With NGC community action programs, the organization will invite leaders and tribal college student leaders to get folks talking in circles to come up with their own project to tackle an issue or problem they feel strongly about. NCG efforts will be to guide and help fund group projects once a project is agreed upon.

The requirement for the assistance is for the community action leaders to later become alumni of NGC and make a commitment to “give back through volunteer or donation of funds,” Monroe explained.

“In 2014, there will be state elections in all three states, there is an opportunity for Native Americans to turn out to the polls and be the deciding vote in these states,” Monroe said.
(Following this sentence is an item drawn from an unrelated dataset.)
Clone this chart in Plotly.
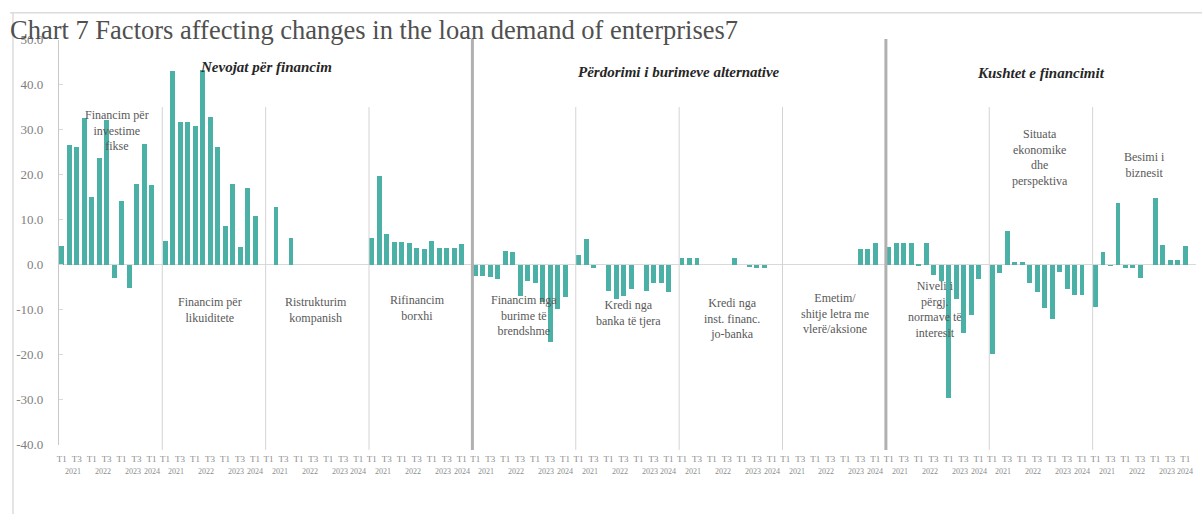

Monroe says the focus then should remain on progressive state policies that will contribute to sustainable Native community development.

“Nonnatives are also seeing the threat of the Native Vote in their states, so they are trying to divide and conquer the approach that they have always used in the past, but this time are being met with community resistance. Tribes who unite on issues will progress further than those tribes who chose the individuality approach, he added.

“Change is possible in Indian country and this generation has opportunity to make that change in 2014. Be bold and be a part of something special.”

Recruitment for partnerships in Native communities on and off the Reservations will begin in Late February. For more information on donation or how to get involved, contact Dustin Monroe at (406) 493-5198; or email at dustin@nativegchange.org. Or join Native Generational Change on Facebook.

Dustin Monroe, Blackfeet and Assiniboine, is the CEO & Founder of Native Generational Change, is a decorated Army Veteran of the Iraq War. Monroe worked to help bring in a record turn out in the 2012 election and was lead advocate for Native Americans in the 2013 Montana Legislation. He is currently working on his Masters in Tribal Government Development from the University of Montana.